TODO: check whether "would have" and "to move" should be ruled out
TODO: check why "to move" is not already ruled out through the flag
Note that in both cases, the root of the issue is that the chunking is not
appropriate for Evita.
TODO: consider updating the Chunker and simplifying the code here.
Public Functions
__getitem__(self, index)
__init__(self, verbchunk=None, tokens=None)
Initialize several kinds of lists, distributing information from the
VerbChunk or list of Tokens that is handed in on initialization and
create a list of VChunkFeatures instances in self.featuresList.
__len__(self)
__str__(self)
print_ChunkLists(self)
Private Functions
_addInCurrentSublist(self, sublist, element)
Add the element to the current element (that is, the last element) in
sublist. The elements of the sublist are lists themselves.
_addInPreviousSublist(self, sublist, element)
Add the element to the previous element (that is, the penultimate
element) in sublist. The elements of the sublist are lists themselves.

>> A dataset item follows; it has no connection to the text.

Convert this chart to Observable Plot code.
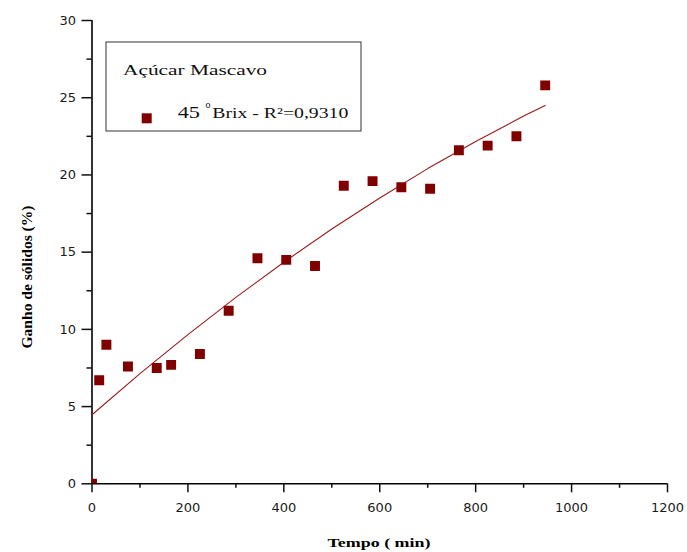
<!DOCTYPE html>
<html>
<head>
<meta charset="utf-8">
<script src="https://cdn.jsdelivr.net/npm/d3@7"></script>
<script src="https://cdn.jsdelivr.net/npm/@observablehq/plot@0.6"></script>
<style>
  html, body { margin: 0; padding: 0; background: #fff; }
  #chart { position: relative; width: 687px; height: 552px; }
</style>
</head>
<body>
<div id="chart"></div>
<script>
// Data
const tempo = [0, 15, 30, 75, 135, 165, 225, 285, 345, 405, 465, 525, 585, 645, 705, 765, 825, 885, 945];
const ganho = [0, 6.7, 9.0, 7.6, 7.5, 7.7, 8.4, 11.2, 14.6, 14.5, 14.1, 19.3, 19.6, 19.2, 19.1, 21.6, 21.9, 22.5, 25.8];

// Fitted curve
const fitTempo = [0, 100, 200, 300, 400, 500, 600, 700, 800, 900, 945];
const fitGanho = [4.47, 7.13, 9.66, 12.07, 14.35, 16.50, 18.51, 20.41, 22.17, 23.81, 24.50];

const xTicks = [0, 200, 400, 600, 800, 1000, 1200];
const xMinor = [100, 300, 500, 700, 900, 1100];
const yTicks = [0, 5, 10, 15, 20, 25, 30];
const yMinor = [2.5, 7.5, 12.5, 17.5, 22.5, 27.5];

const xTitle = "Tempo ( min)";
const yTitle = "Ganho de sólidos (%)";
const legendTitle = "Açúcar Mascavo";
const seriesName = ["45", "o", "Brix - R²=0,9310"];

const points = tempo.map((t, i) => ({t, g: ganho[i]}));
const fit = fitTempo.map((t, i) => ({t, g: fitGanho[i]}));

const color = "#800000";

const svg = Plot.plot({
  width: 687,
  height: 552,
  marginLeft: 91.5,
  marginRight: 20,
  marginTop: 20,
  marginBottom: 68.7,
  style: {fontFamily: "DejaVu Sans", fontSize: "13px", color: "#111", background: "#fff"},
  x: {domain: [0, 1200], label: null},
  y: {domain: [0, 30], label: null},
  marks: [
    Plot.axisX(xTicks, {tickSize: 9, tickPadding: 10, strokeWidth: 1.5, label: null, tickFormat: d => String(d), fill: "#1a1a1a"}),
    Plot.axisX(xMinor, {tickSize: 4.5, strokeWidth: 1.5, label: null, tickFormat: () => ""}),
    Plot.axisY(yTicks, {tickSize: 10, tickPadding: 6, strokeWidth: 1.5, label: null, tickFormat: d => String(d), fill: "#1a1a1a"}),
    Plot.axisY(yMinor, {tickSize: 5, strokeWidth: 1.5, label: null, tickFormat: () => ""}),
    Plot.ruleX([0], {stroke: "#000", strokeWidth: 1.6}),
    Plot.ruleY([0], {stroke: "#000", strokeWidth: 1.6}),
    Plot.line(fit, {x: "t", y: "g", stroke: "#9a1a1a", strokeWidth: 1.1}),
    Plot.dot(points, {x: "t", y: "g", symbol: "square", r: 5.6, fill: color, stroke: "none", clip: true})
  ]
});

const s = d3.select(svg);

// Axis titles
s.append("text")
  .attr("x", 379).attr("y", 547)
  .attr("text-anchor", "middle")
  .attr("font-family", "Liberation Serif").attr("font-weight", "bold").attr("font-size", 13)
  .attr("textLength", 103).attr("lengthAdjust", "spacingAndGlyphs")
  .attr("fill", "#000")
  .text(xTitle);

s.append("text")
  .attr("transform", "translate(32,277) rotate(-90)")
  .attr("text-anchor", "middle")
  .attr("font-family", "Liberation Serif").attr("font-weight", "bold").attr("font-size", 15.5)
  .attr("textLength", 143).attr("lengthAdjust", "spacingAndGlyphs")
  .attr("fill", "#000")
  .text(yTitle);

// Legend box
const lg = s.append("g").attr("text-anchor", "start");
lg.append("rect")
  .attr("x", 106).attr("y", 42).attr("width", 255).attr("height", 89)
  .attr("fill", "#fff").attr("stroke", "#333").attr("stroke-width", 1);
lg.append("text")
  .attr("x", 123).attr("y", 75.3)
  .attr("text-anchor", "start")
  .attr("font-family", "Liberation Serif").attr("font-size", 15.5)
  .attr("textLength", 144).attr("lengthAdjust", "spacingAndGlyphs")
  .attr("fill", "#111")
  .text(legendTitle);
lg.append("rect")
  .attr("x", 141.7).attr("y", 113.3).attr("width", 10).attr("height", 10)
  .attr("fill", color);
lg.append("text")
  .attr("x", 177.7).attr("y", 118.3)
  .attr("text-anchor", "start")
  .attr("font-family", "Liberation Serif").attr("font-size", 16.5)
  .attr("textLength", 22.3).attr("lengthAdjust", "spacingAndGlyphs")
  .attr("fill", "#111")
  .text(seriesName[0]);
lg.append("text")
  .attr("x", 205.5).attr("y", 108.3)
  .attr("text-anchor", "start")
  .attr("font-family", "Liberation Serif").attr("font-size", 10)
  .attr("fill", "#111")
  .text(seriesName[1]);
lg.append("text")
  .attr("x", 212.3).attr("y", 118.3)
  .attr("text-anchor", "start")
  .attr("font-family", "Liberation Serif").attr("font-size", 14)
  .attr("textLength", 136).attr("lengthAdjust", "spacingAndGlyphs")
  .attr("fill", "#111")
  .text(seriesName[2]);

document.getElementById("chart").appendChild(svg);
</script>
</body>
</html>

_distributeNode_ADV(self, item, tempNodes, itemCounter)
Just add the adverb to an adverb list, the trick is to figure out which list
to add it. Factors are the location of the item in the tempNodes list
and the pos tags of the elements following the item.

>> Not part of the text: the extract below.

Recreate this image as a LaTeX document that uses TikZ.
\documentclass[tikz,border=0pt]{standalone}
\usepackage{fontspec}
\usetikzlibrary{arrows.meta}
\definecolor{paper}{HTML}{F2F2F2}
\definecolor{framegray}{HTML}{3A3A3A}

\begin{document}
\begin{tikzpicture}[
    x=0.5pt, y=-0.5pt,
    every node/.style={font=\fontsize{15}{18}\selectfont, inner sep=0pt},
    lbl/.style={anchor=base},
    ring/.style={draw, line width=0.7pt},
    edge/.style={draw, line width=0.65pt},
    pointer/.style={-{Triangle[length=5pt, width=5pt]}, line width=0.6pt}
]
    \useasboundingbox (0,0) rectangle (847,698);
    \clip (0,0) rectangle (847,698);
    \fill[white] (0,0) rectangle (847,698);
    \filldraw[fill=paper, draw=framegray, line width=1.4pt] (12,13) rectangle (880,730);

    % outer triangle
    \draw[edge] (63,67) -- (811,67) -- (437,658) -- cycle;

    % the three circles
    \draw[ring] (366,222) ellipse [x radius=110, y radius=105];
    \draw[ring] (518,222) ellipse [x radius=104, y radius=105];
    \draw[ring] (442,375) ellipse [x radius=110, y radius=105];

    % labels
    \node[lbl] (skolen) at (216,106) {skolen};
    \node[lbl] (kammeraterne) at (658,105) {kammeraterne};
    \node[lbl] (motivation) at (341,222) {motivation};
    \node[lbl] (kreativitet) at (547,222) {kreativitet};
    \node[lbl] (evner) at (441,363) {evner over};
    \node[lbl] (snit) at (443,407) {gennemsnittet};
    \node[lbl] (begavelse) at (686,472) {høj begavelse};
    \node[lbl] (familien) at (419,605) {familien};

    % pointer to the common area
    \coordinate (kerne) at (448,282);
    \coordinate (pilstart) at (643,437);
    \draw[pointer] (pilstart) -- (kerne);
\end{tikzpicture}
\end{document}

_distributeNode_MD(self, item)
Add the modal element to the core list.
_distributeNode_NEG(self, item)
Do not add the negation item to the core in self.trueChunkLists, but add it
to the list with negation markers.
_distributeNode_TO(self, item, itemCounter)
If the item is the first one, just add the item to the infinitive markers
list. Otherwise, see if the last element in the core is one of a small
group ('going', 'used' and forms of 'have'), if it is, add the element to the
core, if not, do nothing at all.
_distributeNode_V(self, item, tempNodes, itemCounter)
Add a verb to the lists. This takes one of two actions, depending on the kind
of verb we are dealing with and on whether it is followed by TO.
_distributeNodes(self)
Distribute the item's information over the lists in the
VChunkFeaturesLists.
_generate_features_list(self)
_initialize_lists(self)
Initializes the lists that contain items (Tokens) of the chunk. Since
one chunk may spawn more than one VChunkFeatures instance, these
lists are actually lists of lists.
_initialize_nodes(self)
Given the VerbChunk or a list of Tokens, set the nodes variable to
either the daughters of the VerbChunk or the list of Tokens. Also sets
node and tokens, where the first one has the VerbChunk or None (this is
so we can hand the chunk to VChunkFeatures instance, following
ChunkFeatures behaviour), and where the second one is the list of Tokens
or None.
_item_is_followed_by_TO(self, tempNodes, itemCounter)
Return True if one of the next two tokens is TO, return False otherwise.
_treatMainVerb(self, item, tempNodes, itemCounter)
Add a main verb to the trueChunks list. That is all that is done when the
item is followed by adverbs only. In other cases, we have a chunk which
has two subchunks and _updateChunkLists is called to introduce the
second chunk. This is to deal with cases like 'might consider filing',
where we want to end up with two events.
_updateChunkLists(self)
Append an empty list to the end of all lists maintained in the
VChunkFeaturesList and update the counter.
module functions
debug(text, newline=True)
getPOSList(constituents)
Returns a list of parts-of-speech from the list of constituents, typically
the constituents are instances of NounChunk, VerbChunk or Token. Used for
debugging purposes.
getWordList(constituents)
Returns a list of words from the list of constituents, typically the
constituents are instances of NounChunk, VerbChunk or Token. Used for
debugging purposes.
getWordPosList(constituents)
Returns a list of word/POS for all constituents.